高井戸駅前、佃橋の真下で神田川に玉川上水の水が
流れ混んでいる

 高井戸駅から環状八号線の陸橋を渡って佃橋の欄干左手に立ち、川を見下ろした途端、それまでのためらいや迷いが一気に吹き飛んだ。橋の下、神田川の右岸に、暗渠の出口があって円筒のセメント口からほとばしった水が吹き出ていた。吐き出されている水量は神田川の水量を凌ぐ量で、設えられた堰に突き当たり、直角に曲がると飛沫をあげながら本流に注ぎ込んでいた。緩やかに傾斜している堰に溢れんばかりの水は20メートルほどを滑り降りて神田川の水量を倍加させ、混じり合い、溶け込んでいた。豊富な水を抱え込んだ神田川は源流の緩やかなせせらぎから本格的な川に変貌していた。2つの流れは運命的な出会いを成し遂げた満足感に浸るように下流に向かって行く。神田川はまた一つ成長し、姿を変えていた。

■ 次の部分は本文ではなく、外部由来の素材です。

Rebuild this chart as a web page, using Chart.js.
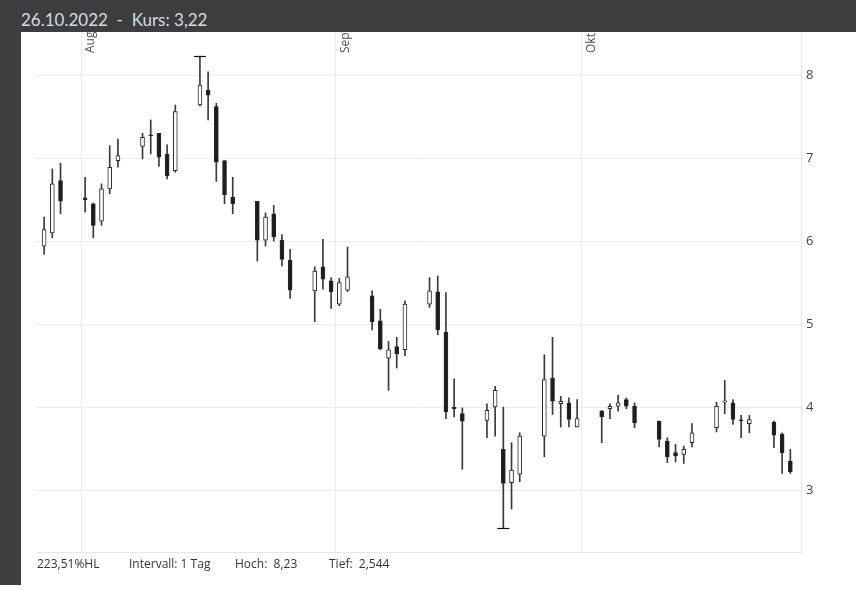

 暗渠から流れ込んでいる水は玉川上水からの助水だった。中央自動車道の地下を流れた玉川上水が環状八号線の地下に埋設された鉄管を通って佃橋の脇で神田川に流れ込む。玉川上水の取水口は羽村の先、多摩川だから水は豊富にある。神田川は川幅も広くなっている。佃橋を大股に歩いて川幅を測り、おおよその見当を付けてみたが、12、3メートルはありそうだ。

手入れの行き届いた桜並木
井の頭線・高井戸駅前から下流に長く続いている

 橋から眺める下流域は訪ねる時期を誤ったと思わせた。
 右岸から、左岸から、太い枝が川に覆いかぶさっている。手入れの行き届いた桜の枝が遊歩道を巻き込んで長く続いていた。枝振りの見事さから、満開の桜を想像する。多くの人々に感嘆と安らぎを与え、咲き切った花びらは神田川の川面に落ちて花筏となり、流れにそって流れていくのだろう。

両岸に長く続く桜。
4月には見事な花を咲かせるだろう

 今はどこからか迷い込んだ枯葉が1枚、2枚、川面を孤独に下っているに過ぎない。川面は冬晴れの日射しを浴びて魚鱗のようにキラキラと光っている。岸に近いところでは大蛇の鱗のように細かくうねうねとしている。その光を掻き分けて鴨が2羽、胸をそらし姿勢を正して音もなく泳いでいた。これが冬の風情なのだろう。